We’d squeeze all our entire family of four, then five, into a single First Class sleeping cabin equipped with two bunk beds, a fold down toilet, wash basin and a shower. Kids slept snuggled into a parent on each bunk, though when my younger brother was born I found myself banished to the portable cot set up on the tiny floor space of the cabin.
Sleep was not my objective on these trips and, despite my young age, I would try to spend the entire journey awake and staring out of the window. I still do so today, though usually not by choice.
My parents would shut the grey Venetian blinds for privacy, but I’d squeeze them open a crack and look out. For most of the journey the scenery outside will be mostly of dark silhouettes against a night sky, but now and then we’d go past the green or red glow of a signal or come to the lights of a town. I imagined them alive at night with nightowls like me.
And always in the background the clack-clack clack-clack of bogies over the unwelded tracks and the almost white-noise hum of the locomotive and air-conditioning. I still prefer to sleep with the fan on at night, remembering the sounds of the train.
Early the next morning the conductor would open the curtain separating us from the corridor and hand us our tray of breakfast. Two slices of toast with small packs of marmalade, butter and Vegemite with an orange juice to drink and no doubt coffee as well.
Outside would be the Adelaide Hills, with their distinctive bush shades of khaki and brown in the morning sun.
There was no entertainment on the train except that which we brought with us. I once carried a little green suitcase adorned with stickers (it sits in my storeroom now) containing a first birthday gift from my other grandparents, a basic Marklin train set consisting of an oval of track, a tank engine and a couple of green tinplate carriages. Plugging the controller into the electric shaver socket in the cabin, I setup my layout and ran a train within a train.
Our journey came to an end at grand old Adelaide Station, where we would be met by our grandparents and taken back home to the play in their sun room with its rocking chair or to be pushed in a wheelbarrow around the huge willow tree in the back garden. And then when Christmas was over it would be time for the return journey back home.
Perhaps I only travelled on The Overland two or three times as I kid, but I remember taking my Mum to Spencer Street for a solo journey to Adelaide. I had changed my mind as we drove in and decided that I wanted to go to. I had my Star Wars figurine, that was all I needed, and I’m pretty sure I bawled my eyes out when I was told it was too late, I couldn’t go.
We moved away from Melbourne in my ninth year and it was another decade before I caught The Overland again for one last time. I was then a university student in Canberra and I had to get to Adelaide for a family function. Unfortunately that journey was in a seated car, never pleasant for an overnight trip. This time the train was equipped with a television screen which you could tune into with a portable radio.
I caught the bus back to Canberra from Adelaide and that was terrible. If The Overland is shut that will be the only non-flying option for those who are without a car.
But that trip won’t be my final memory of this service should I never have the chance to ride it again.

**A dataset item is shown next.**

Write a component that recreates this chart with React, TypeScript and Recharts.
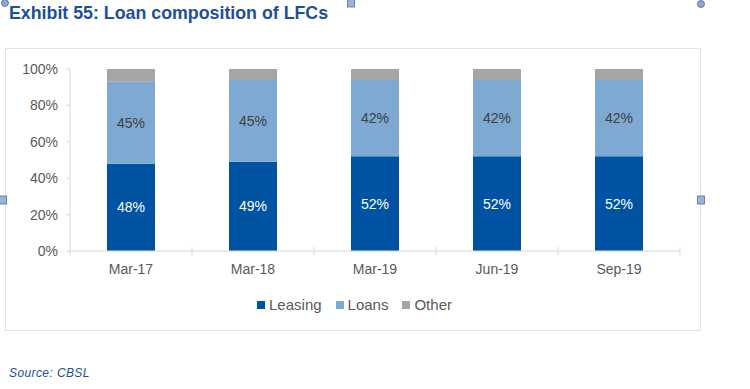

A little earlier in that year, with the help of a $60 student rail pass, I did a two week exploration of virtually every operating line in Victoria. One of my trips was aboard The Vinelander, an overnight service between Melbourne and Mildura. I paid extra for a single first-class sleeping cabin for that trip and the carriage turned out to be a repainted Overlander wagon. Although again I did not sleep I did spend the night reliving the memories of my childhood.
Even the breakfast the next morning was the same.
Today, while it still runs, The Overland is a twice weekly daylight service aimed at those who can afford to take the slow route or have no other choice. It connects not just two capital cities, but the towns and people between them. Places without airports and cheap flights but still with people that need to get somewhere.
You can’t know the land from 30,000 feet and travel should not only be about the destination. I hope some way can be found to keep The Overland operating and to allow anyone to ride her.